(Rows from a dataset of charts and code)
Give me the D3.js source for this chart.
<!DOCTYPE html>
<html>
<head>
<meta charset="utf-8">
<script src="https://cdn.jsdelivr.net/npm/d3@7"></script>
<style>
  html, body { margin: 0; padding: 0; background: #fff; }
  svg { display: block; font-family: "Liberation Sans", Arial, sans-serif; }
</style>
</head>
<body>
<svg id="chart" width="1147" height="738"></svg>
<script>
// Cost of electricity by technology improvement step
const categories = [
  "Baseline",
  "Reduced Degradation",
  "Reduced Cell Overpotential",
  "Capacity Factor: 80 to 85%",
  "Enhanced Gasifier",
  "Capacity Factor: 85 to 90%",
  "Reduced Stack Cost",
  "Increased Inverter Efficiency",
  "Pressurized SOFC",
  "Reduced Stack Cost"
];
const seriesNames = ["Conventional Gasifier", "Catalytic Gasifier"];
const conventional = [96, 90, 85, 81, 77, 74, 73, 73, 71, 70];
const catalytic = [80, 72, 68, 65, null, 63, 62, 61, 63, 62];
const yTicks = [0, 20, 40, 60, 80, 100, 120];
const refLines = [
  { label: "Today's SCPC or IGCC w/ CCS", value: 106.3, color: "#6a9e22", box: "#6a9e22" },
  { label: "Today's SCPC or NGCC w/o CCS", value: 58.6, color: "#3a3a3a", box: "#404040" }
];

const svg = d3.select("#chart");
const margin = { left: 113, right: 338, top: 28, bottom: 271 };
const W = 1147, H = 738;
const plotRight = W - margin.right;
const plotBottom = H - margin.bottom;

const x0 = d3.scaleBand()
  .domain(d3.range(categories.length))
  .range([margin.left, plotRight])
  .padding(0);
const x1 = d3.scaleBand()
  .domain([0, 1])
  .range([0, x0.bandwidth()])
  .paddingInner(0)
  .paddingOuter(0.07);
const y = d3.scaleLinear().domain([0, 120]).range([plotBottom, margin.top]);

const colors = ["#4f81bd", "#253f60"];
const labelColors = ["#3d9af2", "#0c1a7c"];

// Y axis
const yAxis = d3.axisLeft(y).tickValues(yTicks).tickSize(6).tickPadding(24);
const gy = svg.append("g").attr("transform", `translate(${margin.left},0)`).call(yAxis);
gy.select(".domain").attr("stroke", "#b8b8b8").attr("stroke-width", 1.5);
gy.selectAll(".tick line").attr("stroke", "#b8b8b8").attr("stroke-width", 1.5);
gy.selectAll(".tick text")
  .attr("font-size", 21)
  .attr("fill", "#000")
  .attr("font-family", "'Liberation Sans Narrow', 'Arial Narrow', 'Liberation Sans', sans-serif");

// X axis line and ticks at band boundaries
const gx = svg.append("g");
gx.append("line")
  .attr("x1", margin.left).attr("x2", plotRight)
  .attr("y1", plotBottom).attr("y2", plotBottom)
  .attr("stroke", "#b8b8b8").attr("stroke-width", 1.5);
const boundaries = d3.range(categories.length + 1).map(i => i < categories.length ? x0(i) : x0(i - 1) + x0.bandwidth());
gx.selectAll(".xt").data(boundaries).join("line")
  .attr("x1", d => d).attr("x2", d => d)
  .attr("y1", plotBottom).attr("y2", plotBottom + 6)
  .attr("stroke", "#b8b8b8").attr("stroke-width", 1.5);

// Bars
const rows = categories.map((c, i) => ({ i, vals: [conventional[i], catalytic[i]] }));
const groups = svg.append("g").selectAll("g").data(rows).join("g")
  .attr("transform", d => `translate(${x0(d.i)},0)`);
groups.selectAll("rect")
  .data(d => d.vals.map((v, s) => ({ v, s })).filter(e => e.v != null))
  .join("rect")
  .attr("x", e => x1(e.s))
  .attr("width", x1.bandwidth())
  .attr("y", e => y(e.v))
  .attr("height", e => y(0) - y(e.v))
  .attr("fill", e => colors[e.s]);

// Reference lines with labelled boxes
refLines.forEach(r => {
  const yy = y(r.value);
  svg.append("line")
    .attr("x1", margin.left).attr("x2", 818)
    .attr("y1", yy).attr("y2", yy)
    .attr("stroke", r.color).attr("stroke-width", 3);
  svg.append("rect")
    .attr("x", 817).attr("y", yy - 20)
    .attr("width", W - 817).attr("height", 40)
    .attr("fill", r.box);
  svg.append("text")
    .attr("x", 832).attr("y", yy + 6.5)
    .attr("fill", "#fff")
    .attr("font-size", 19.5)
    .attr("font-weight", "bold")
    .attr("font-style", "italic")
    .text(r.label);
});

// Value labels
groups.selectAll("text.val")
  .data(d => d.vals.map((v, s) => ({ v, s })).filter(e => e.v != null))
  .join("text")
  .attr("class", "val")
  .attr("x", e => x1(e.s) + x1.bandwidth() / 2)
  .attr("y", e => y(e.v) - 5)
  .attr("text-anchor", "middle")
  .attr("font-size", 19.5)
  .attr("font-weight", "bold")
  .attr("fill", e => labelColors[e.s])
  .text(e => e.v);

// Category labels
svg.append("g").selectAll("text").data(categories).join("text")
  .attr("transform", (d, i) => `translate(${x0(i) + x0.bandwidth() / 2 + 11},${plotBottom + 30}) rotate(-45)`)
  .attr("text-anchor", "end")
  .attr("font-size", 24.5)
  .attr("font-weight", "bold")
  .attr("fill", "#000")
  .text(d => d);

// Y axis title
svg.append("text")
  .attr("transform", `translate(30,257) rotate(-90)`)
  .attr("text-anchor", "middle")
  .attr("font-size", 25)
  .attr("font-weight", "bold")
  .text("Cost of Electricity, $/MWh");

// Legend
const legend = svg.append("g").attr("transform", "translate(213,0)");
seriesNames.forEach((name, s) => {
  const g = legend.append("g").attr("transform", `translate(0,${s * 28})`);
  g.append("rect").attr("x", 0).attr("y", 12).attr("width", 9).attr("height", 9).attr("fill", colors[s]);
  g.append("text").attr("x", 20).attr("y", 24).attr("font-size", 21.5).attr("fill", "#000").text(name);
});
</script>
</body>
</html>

---

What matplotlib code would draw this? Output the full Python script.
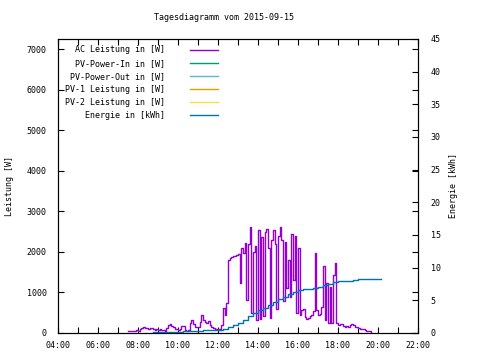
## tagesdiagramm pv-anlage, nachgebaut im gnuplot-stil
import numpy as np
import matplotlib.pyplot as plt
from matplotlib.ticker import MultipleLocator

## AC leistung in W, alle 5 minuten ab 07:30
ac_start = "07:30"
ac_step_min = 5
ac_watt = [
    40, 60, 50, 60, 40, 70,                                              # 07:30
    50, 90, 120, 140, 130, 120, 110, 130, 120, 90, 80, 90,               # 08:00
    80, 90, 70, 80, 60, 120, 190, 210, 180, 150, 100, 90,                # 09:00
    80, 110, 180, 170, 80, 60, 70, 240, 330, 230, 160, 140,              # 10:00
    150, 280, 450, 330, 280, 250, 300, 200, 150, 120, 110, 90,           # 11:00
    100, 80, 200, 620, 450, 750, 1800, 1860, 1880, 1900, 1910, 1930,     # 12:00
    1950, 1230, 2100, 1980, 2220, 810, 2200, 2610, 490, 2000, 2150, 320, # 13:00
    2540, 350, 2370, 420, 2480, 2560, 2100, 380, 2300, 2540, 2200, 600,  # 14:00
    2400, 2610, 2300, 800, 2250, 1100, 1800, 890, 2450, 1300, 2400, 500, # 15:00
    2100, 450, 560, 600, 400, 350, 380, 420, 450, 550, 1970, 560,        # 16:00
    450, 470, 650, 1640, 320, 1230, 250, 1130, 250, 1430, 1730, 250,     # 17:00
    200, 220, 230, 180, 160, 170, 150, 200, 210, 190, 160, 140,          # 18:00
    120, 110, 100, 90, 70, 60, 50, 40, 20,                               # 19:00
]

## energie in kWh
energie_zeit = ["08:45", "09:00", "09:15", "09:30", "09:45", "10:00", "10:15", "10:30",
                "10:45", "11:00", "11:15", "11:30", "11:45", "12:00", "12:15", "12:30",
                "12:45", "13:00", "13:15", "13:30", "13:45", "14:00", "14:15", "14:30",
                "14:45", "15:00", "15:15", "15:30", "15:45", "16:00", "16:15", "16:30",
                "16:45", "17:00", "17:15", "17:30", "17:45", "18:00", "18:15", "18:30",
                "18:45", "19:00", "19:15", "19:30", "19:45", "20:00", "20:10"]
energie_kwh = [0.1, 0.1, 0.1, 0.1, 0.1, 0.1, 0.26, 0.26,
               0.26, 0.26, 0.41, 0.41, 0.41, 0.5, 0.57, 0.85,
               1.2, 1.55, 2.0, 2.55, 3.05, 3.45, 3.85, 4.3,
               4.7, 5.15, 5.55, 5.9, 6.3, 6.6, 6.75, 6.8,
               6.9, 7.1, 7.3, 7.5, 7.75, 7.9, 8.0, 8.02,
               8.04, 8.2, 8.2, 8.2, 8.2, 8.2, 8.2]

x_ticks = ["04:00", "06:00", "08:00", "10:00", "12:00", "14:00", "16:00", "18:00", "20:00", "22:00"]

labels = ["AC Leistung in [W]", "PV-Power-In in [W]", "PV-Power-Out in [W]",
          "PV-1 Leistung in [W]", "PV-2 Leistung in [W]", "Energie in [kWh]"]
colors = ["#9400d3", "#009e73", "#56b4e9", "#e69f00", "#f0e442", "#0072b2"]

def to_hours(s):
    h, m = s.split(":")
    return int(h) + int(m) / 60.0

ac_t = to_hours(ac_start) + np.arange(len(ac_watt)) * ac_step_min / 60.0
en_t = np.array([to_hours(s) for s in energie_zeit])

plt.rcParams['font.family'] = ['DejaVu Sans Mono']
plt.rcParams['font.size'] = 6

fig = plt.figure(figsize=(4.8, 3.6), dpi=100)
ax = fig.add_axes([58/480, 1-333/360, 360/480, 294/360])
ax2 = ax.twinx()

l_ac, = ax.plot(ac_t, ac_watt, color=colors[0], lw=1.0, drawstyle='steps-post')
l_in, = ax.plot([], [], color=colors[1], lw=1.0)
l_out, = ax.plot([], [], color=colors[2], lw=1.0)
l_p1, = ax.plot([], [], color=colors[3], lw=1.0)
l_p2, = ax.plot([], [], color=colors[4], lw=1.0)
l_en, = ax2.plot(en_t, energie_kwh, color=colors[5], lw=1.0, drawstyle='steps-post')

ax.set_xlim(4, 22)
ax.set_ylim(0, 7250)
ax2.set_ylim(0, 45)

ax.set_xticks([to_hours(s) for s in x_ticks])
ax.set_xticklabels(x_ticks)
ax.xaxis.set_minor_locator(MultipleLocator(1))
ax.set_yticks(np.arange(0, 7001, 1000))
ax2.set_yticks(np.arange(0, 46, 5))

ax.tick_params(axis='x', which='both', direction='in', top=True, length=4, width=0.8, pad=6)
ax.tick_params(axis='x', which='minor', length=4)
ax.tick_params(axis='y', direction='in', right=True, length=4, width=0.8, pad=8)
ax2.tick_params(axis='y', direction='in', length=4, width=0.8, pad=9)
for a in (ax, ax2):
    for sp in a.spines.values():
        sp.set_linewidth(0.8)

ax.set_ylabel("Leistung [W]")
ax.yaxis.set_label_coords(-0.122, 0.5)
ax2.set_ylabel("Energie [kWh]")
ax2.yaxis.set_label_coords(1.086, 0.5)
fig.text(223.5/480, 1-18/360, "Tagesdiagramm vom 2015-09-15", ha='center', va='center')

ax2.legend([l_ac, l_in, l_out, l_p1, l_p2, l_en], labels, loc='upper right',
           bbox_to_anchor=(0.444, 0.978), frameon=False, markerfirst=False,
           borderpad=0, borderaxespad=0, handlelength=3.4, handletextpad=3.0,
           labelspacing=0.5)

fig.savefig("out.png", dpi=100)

---

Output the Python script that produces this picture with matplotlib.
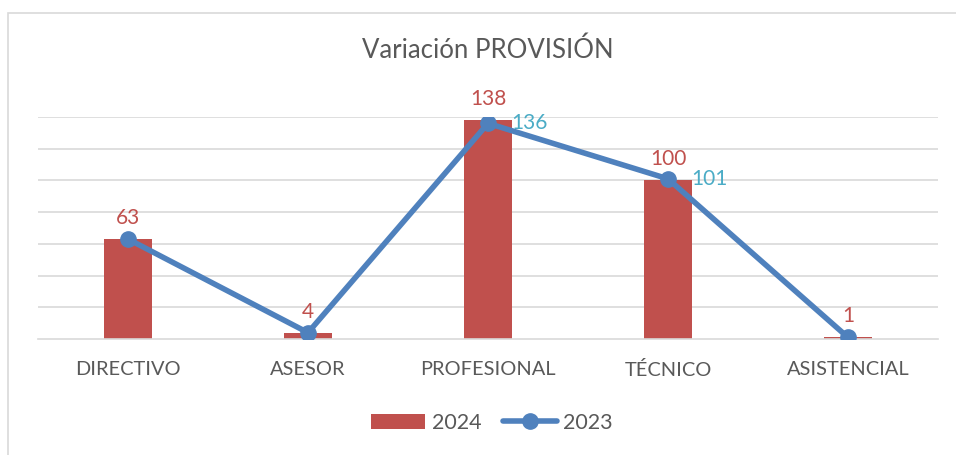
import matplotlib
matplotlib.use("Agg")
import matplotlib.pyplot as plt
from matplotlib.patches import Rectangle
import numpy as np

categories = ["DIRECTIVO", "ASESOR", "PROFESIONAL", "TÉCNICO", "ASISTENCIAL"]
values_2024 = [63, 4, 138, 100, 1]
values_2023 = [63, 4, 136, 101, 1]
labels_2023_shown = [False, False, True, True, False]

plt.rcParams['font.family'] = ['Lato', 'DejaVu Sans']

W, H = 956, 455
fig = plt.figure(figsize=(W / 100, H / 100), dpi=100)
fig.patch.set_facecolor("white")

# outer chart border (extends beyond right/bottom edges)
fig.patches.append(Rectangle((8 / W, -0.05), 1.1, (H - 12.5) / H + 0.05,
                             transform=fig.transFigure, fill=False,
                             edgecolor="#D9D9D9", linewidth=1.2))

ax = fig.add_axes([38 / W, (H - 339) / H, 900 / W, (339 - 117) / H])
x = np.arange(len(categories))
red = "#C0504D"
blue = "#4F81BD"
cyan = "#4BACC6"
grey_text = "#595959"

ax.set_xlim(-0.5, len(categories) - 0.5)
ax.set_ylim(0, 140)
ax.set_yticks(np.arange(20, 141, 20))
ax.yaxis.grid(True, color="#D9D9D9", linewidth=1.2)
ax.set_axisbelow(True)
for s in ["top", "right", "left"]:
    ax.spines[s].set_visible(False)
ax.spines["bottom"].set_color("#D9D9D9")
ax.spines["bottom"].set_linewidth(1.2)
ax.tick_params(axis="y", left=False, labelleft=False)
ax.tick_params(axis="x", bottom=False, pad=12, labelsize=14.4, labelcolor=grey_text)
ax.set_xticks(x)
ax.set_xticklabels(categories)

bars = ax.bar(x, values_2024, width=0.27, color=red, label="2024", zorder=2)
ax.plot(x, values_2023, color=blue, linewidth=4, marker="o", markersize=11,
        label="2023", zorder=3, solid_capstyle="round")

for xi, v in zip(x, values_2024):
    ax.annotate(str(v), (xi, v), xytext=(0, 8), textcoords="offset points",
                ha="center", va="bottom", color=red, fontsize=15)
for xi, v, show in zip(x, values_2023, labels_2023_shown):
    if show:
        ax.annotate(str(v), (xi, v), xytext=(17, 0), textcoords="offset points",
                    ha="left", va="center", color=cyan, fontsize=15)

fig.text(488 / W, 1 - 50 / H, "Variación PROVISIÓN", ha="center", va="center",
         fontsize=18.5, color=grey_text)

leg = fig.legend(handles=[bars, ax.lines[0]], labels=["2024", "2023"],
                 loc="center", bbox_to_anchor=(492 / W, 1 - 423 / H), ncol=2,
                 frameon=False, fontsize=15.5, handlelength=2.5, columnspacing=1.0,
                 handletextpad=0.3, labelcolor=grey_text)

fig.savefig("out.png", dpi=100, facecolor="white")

INSTRUCTIONS FOR THE TASK – Print the line above containing "What matplotlib code", the line containing "from matplotlib.ticker import MultipleLocator", and everything between them, exactly as written. Pictures stay out.

THE OUTPUT –
What matplotlib code would draw this? Output the full Python script.
## tagesdiagramm pv-anlage, nachgebaut im gnuplot-stil
import numpy as np
import matplotlib.pyplot as plt
from matplotlib.ticker import MultipleLocator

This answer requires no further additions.